**EXERCISE REQUIREMENTS**: Pictures don't belong in the copy; print all the records exactly.

**RECORDS FOR PROCESSING**:

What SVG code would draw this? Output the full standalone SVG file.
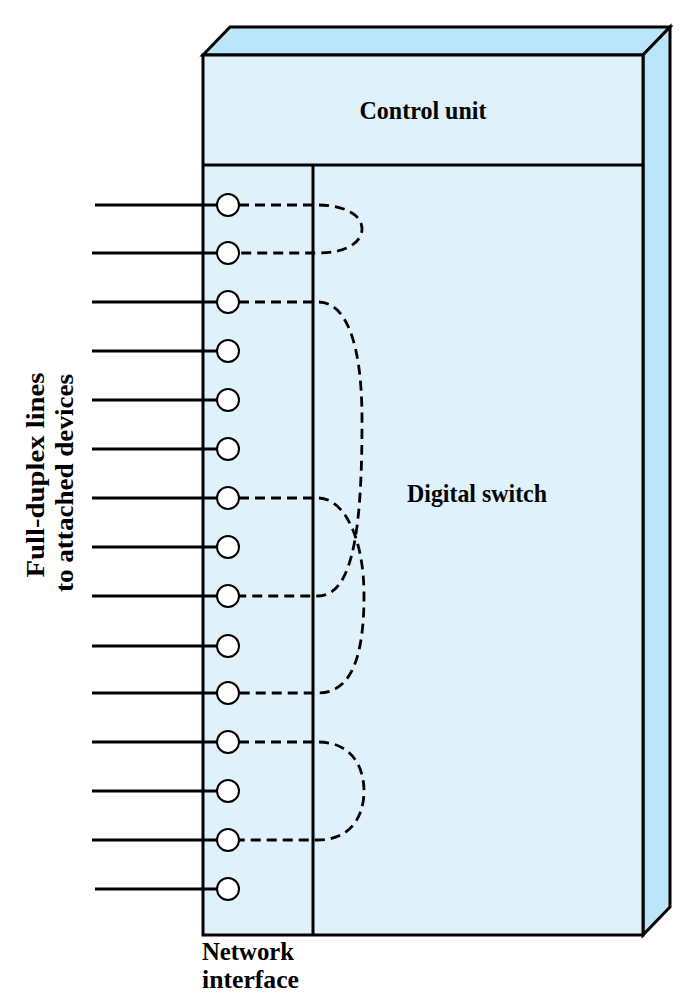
<svg xmlns="http://www.w3.org/2000/svg" width="698" height="1007" viewBox="0 0 698 1007">
<style>
.box{fill:#dff2fc;stroke:#000;stroke-width:3;stroke-linejoin:miter}
.side{fill:#bbe5f9;stroke:#000;stroke-width:3}
.ln{stroke:#000;stroke-width:3;fill:none}
.port{fill:#fff;stroke:#000;stroke-width:2}
.dash{stroke:#000;stroke-width:2.8;fill:none;stroke-dasharray:10,6}
.t{font-family:"Liberation Serif","Times New Roman",serif;font-weight:bold;font-size:25px;fill:#000}
</style>
<g id="switch-box">
<polygon class="side" points="203,55 230,27 670,27 643,55"/>
<polygon class="side" points="643,55 670,27 670,907 643,935"/>
<rect class="box" x="203" y="55" width="440" height="880"/>
<line class="ln" x1="203" y1="165" x2="643" y2="165"/>
<line class="ln" x1="313" y1="165" x2="313" y2="935"/>
</g>
<g id="control-unit"><text class="t" x="423" y="119" text-anchor="middle" textLength="127" lengthAdjust="spacingAndGlyphs">Control unit</text></g>
<g id="digital-switch"><text class="t" x="477" y="502" text-anchor="middle" textLength="140" lengthAdjust="spacingAndGlyphs">Digital switch</text></g>
<g id="network-interface"><text class="t" x="202" y="960" textLength="92" lengthAdjust="spacingAndGlyphs">Network</text><text class="t" x="202" y="988" textLength="97" lengthAdjust="spacingAndGlyphs">interface</text></g>
<g id="lines-label"><text class="t" transform="translate(44,475) rotate(-90)" text-anchor="middle" textLength="205" lengthAdjust="spacingAndGlyphs">Full-duplex lines</text><text class="t" transform="translate(73,483) rotate(-90)" text-anchor="middle" textLength="218" lengthAdjust="spacingAndGlyphs">to attached devices</text></g>
<g id="connectors">
<line class="ln" x1="95" y1="205" x2="217" y2="205"/>
<line class="ln" x1="92" y1="253" x2="217" y2="253"/>
<line class="ln" x1="92" y1="302" x2="217" y2="302"/>
<line class="ln" x1="92" y1="351" x2="217" y2="351"/>
<line class="ln" x1="92" y1="400" x2="217" y2="400"/>
<line class="ln" x1="92" y1="449" x2="217" y2="449"/>
<line class="ln" x1="92" y1="498" x2="217" y2="498"/>
<line class="ln" x1="92" y1="547" x2="217" y2="547"/>
<line class="ln" x1="92" y1="596" x2="217" y2="596"/>
<line class="ln" x1="92" y1="646" x2="217" y2="646"/>
<line class="ln" x1="92" y1="693" x2="217" y2="693"/>
<line class="ln" x1="92" y1="742" x2="217" y2="742"/>
<line class="ln" x1="92" y1="791" x2="217" y2="791"/>
<line class="ln" x1="92" y1="840" x2="217" y2="840"/>
<line class="ln" x1="95" y1="889" x2="217" y2="889"/>
<path class="dash" d="M239,205 H318 C345,205 362,215 362,229 C362,243 345,253 318,253 H239"/>
<path class="dash" d="M239,302 H318 C345,302 362,340 362,420 C362,520 355,596 318,596 H239"/>
<path class="dash" d="M239,498 H318 C345,498 364,540 364,595 C364,660 350,693 318,693 H239"/>
<path class="dash" d="M239,742 H318 C350,742 364,765 364,791 C364,817 350,840 318,840 H239"/>
</g>
<g id="ports">
<circle class="port" cx="228" cy="205" r="11"/>
<circle class="port" cx="228" cy="253" r="11"/>
<circle class="port" cx="228" cy="302" r="11"/>
<circle class="port" cx="228" cy="351" r="11"/>
<circle class="port" cx="228" cy="400" r="11"/>
<circle class="port" cx="228" cy="449" r="11"/>
<circle class="port" cx="228" cy="498" r="11"/>
<circle class="port" cx="228" cy="547" r="11"/>
<circle class="port" cx="228" cy="596" r="11"/>
<circle class="port" cx="228" cy="646" r="11"/>
<circle class="port" cx="228" cy="693" r="11"/>
<circle class="port" cx="228" cy="742" r="11"/>
<circle class="port" cx="228" cy="791" r="11"/>
<circle class="port" cx="228" cy="840" r="11"/>
<circle class="port" cx="228" cy="889" r="11"/>
</g>
</svg>
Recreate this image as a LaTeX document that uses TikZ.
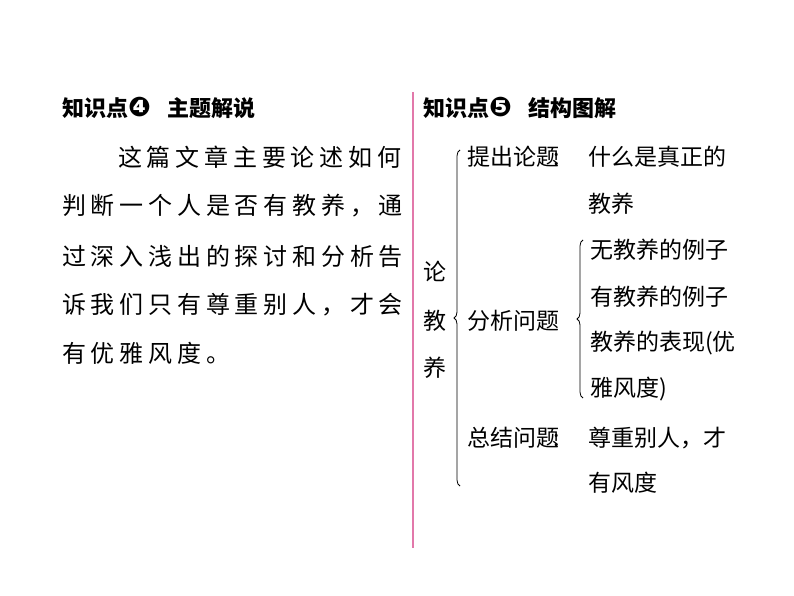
\documentclass[tikz,border=0pt]{standalone}
\usepackage{fontspec}
\setmainfont{Noto Sans CJK SC}
\newfontfamily\djfont{DejaVu Sans}
\usetikzlibrary{decorations.pathreplacing}
\begin{document}
\begin{tikzpicture}[x=1pt,y=-1pt,
  lt/.style={anchor=west,inner sep=0pt,font=\fontsize{24}{24}\selectfont\addfontfeatures{LetterSpace=20}},
  rt/.style={anchor=west,inner sep=0pt,font=\fontsize{23}{23}\selectfont},
  tt/.style={anchor=west,inner sep=0pt,font=\fontsize{22}{22}\selectfont\bfseries},
  br/.style={decorate,decoration={brace,amplitude=6pt,mirror},line width=0.8pt}]
\useasboundingbox (0,0) rectangle (794,596);
\node[tt] (t4) at (62,108) {知识点{\djfont\fontsize{27}{27}\selectfont ❹}\hspace{16pt}主题解说};
\node[lt] (l1) at (118,157) {这篇文章主要论述如何};
\node[lt] (l2) at (62,206) {判断一个人是否有教养，通};
\node[lt] (l3) at (62,256) {过深入浅出的探讨和分析告};
\node[lt] (l4) at (62,305) {诉我们只有尊重别人，才会};
\node[lt] (l5) at (62,353) {有优雅风度。};
\draw[line width=2.5pt,draw={rgb,255:red,226;green,120;blue,170}] (413,92) -- (413,548);
\node[tt] (t5) at (423,108) {知识点{\djfont\fontsize{27}{27}\selectfont ❺}\hspace{16pt}结构图解};
\node[rt] (a1) at (423,272) {论};
\node[rt] (a2) at (423,321) {教};
\node[rt] (a3) at (423,368) {养};
\coordinate (b1) at (460,150); \coordinate (b2) at (460,486);
\draw[br] (b1) -- (b2);
\node[rt] (p1) at (467,157) {提出论题\hspace{-6pt}:};
\node[rt] (p1a) at (588,157) {什么是真正的};
\node[rt] (p1b) at (588,204) {教养};
\node[rt] (p2) at (467,321) {分析问题};
\coordinate (c1) at (583,240); \coordinate (c2) at (583,398);
\draw[br] (c1) -- (c2);
\node[rt] (s1) at (590,250) {无教养的例子};
\node[rt] (s2) at (590,297) {有教养的例子};
\node[rt] (s3) at (590,343) {教养的表现(优};
\node[rt] (s4) at (590,389) {雅风度)};
\node[rt] (p3) at (467,438) {总结问题\hspace{-6pt}:};
\node[rt] (p3a) at (588,438) {尊重别人，才};
\node[rt] (p3b) at (588,483) {有风度};
\end{tikzpicture}
\end{document}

**EXERCISE SOLUTION**:
What SVG code would draw this? Output the full standalone SVG file.
<svg xmlns="http://www.w3.org/2000/svg" width="698" height="1007" viewBox="0 0 698 1007">
<style>
.box{fill:#dff2fc;stroke:#000;stroke-width:3;stroke-linejoin:miter}
.side{fill:#bbe5f9;stroke:#000;stroke-width:3}
.ln{stroke:#000;stroke-width:3;fill:none}
.port{fill:#fff;stroke:#000;stroke-width:2}
.dash{stroke:#000;stroke-width:2.8;fill:none;stroke-dasharray:10,6}
.t{font-family:"Liberation Serif","Times New Roman",serif;font-weight:bold;font-size:25px;fill:#000}
</style>
<g id="switch-box">
<polygon class="side" points="203,55 230,27 670,27 643,55"/>
<polygon class="side" points="643,55 670,27 670,907 643,935"/>
<rect class="box" x="203" y="55" width="440" height="880"/>
<line class="ln" x1="203" y1="165" x2="643" y2="165"/>
<line class="ln" x1="313" y1="165" x2="313" y2="935"/>
</g>
<g id="control-unit"><text class="t" x="423" y="119" text-anchor="middle" textLength="127" lengthAdjust="spacingAndGlyphs">Control unit</text></g>
<g id="digital-switch"><text class="t" x="477" y="502" text-anchor="middle" textLength="140" lengthAdjust="spacingAndGlyphs">Digital switch</text></g>
<g id="network-interface"><text class="t" x="202" y="960" textLength="92" lengthAdjust="spacingAndGlyphs">Network</text><text class="t" x="202" y="988" textLength="97" lengthAdjust="spacingAndGlyphs">interface</text></g>
<g id="lines-label"><text class="t" transform="translate(44,475) rotate(-90)" text-anchor="middle" textLength="205" lengthAdjust="spacingAndGlyphs">Full-duplex lines</text><text class="t" transform="translate(73,483) rotate(-90)" text-anchor="middle" textLength="218" lengthAdjust="spacingAndGlyphs">to attached devices</text></g>
<g id="connectors">
<line class="ln" x1="95" y1="205" x2="217" y2="205"/>
<line class="ln" x1="92" y1="253" x2="217" y2="253"/>
<line class="ln" x1="92" y1="302" x2="217" y2="302"/>
<line class="ln" x1="92" y1="351" x2="217" y2="351"/>
<line class="ln" x1="92" y1="400" x2="217" y2="400"/>
<line class="ln" x1="92" y1="449" x2="217" y2="449"/>
<line class="ln" x1="92" y1="498" x2="217" y2="498"/>
<line class="ln" x1="92" y1="547" x2="217" y2="547"/>
<line class="ln" x1="92" y1="596" x2="217" y2="596"/>
<line class="ln" x1="92" y1="646" x2="217" y2="646"/>
<line class="ln" x1="92" y1="693" x2="217" y2="693"/>
<line class="ln" x1="92" y1="742" x2="217" y2="742"/>
<line class="ln" x1="92" y1="791" x2="217" y2="791"/>
<line class="ln" x1="92" y1="840" x2="217" y2="840"/>
<line class="ln" x1="95" y1="889" x2="217" y2="889"/>
<path class="dash" d="M239,205 H318 C345,205 362,215 362,229 C362,243 345,253 318,253 H239"/>
<path class="dash" d="M239,302 H318 C345,302 362,340 362,420 C362,520 355,596 318,596 H239"/>
<path class="dash" d="M239,498 H318 C345,498 364,540 364,595 C364,660 350,693 318,693 H239"/>
<path class="dash" d="M239,742 H318 C350,742 364,765 364,791 C364,817 350,840 318,840 H239"/>
</g>
<g id="ports">
<circle class="port" cx="228" cy="205" r="11"/>
<circle class="port" cx="228" cy="253" r="11"/>
<circle class="port" cx="228" cy="302" r="11"/>
<circle class="port" cx="228" cy="351" r="11"/>
<circle class="port" cx="228" cy="400" r="11"/>
<circle class="port" cx="228" cy="449" r="11"/>
<circle class="port" cx="228" cy="498" r="11"/>
<circle class="port" cx="228" cy="547" r="11"/>
<circle class="port" cx="228" cy="596" r="11"/>
<circle class="port" cx="228" cy="646" r="11"/>
<circle class="port" cx="228" cy="693" r="11"/>
<circle class="port" cx="228" cy="742" r="11"/>
<circle class="port" cx="228" cy="791" r="11"/>
<circle class="port" cx="228" cy="840" r="11"/>
<circle class="port" cx="228" cy="889" r="11"/>
</g>
</svg>
Recreate this image as a LaTeX document that uses TikZ.
\documentclass[tikz,border=0pt]{standalone}
\usepackage{fontspec}
\setmainfont{Noto Sans CJK SC}
\newfontfamily\djfont{DejaVu Sans}
\usetikzlibrary{decorations.pathreplacing}
\begin{document}
\begin{tikzpicture}[x=1pt,y=-1pt,
  lt/.style={anchor=west,inner sep=0pt,font=\fontsize{24}{24}\selectfont\addfontfeatures{LetterSpace=20}},
  rt/.style={anchor=west,inner sep=0pt,font=\fontsize{23}{23}\selectfont},
  tt/.style={anchor=west,inner sep=0pt,font=\fontsize{22}{22}\selectfont\bfseries},
  br/.style={decorate,decoration={brace,amplitude=6pt,mirror},line width=0.8pt}]
\useasboundingbox (0,0) rectangle (794,596);
\node[tt] (t4) at (62,108) {知识点{\djfont\fontsize{27}{27}\selectfont ❹}\hspace{16pt}主题解说};
\node[lt] (l1) at (118,157) {这篇文章主要论述如何};
\node[lt] (l2) at (62,206) {判断一个人是否有教养，通};
\node[lt] (l3) at (62,256) {过深入浅出的探讨和分析告};
\node[lt] (l4) at (62,305) {诉我们只有尊重别人，才会};
\node[lt] (l5) at (62,353) {有优雅风度。};
\draw[line width=2.5pt,draw={rgb,255:red,226;green,120;blue,170}] (413,92) -- (413,548);
\node[tt] (t5) at (423,108) {知识点{\djfont\fontsize{27}{27}\selectfont ❺}\hspace{16pt}结构图解};
\node[rt] (a1) at (423,272) {论};
\node[rt] (a2) at (423,321) {教};
\node[rt] (a3) at (423,368) {养};
\coordinate (b1) at (460,150); \coordinate (b2) at (460,486);
\draw[br] (b1) -- (b2);
\node[rt] (p1) at (467,157) {提出论题\hspace{-6pt}:};
\node[rt] (p1a) at (588,157) {什么是真正的};
\node[rt] (p1b) at (588,204) {教养};
\node[rt] (p2) at (467,321) {分析问题};
\coordinate (c1) at (583,240); \coordinate (c2) at (583,398);
\draw[br] (c1) -- (c2);
\node[rt] (s1) at (590,250) {无教养的例子};
\node[rt] (s2) at (590,297) {有教养的例子};
\node[rt] (s3) at (590,343) {教养的表现(优};
\node[rt] (s4) at (590,389) {雅风度)};
\node[rt] (p3) at (467,438) {总结问题\hspace{-6pt}:};
\node[rt] (p3a) at (588,438) {尊重别人，才};
\node[rt] (p3b) at (588,483) {有风度};
\end{tikzpicture}
\end{document}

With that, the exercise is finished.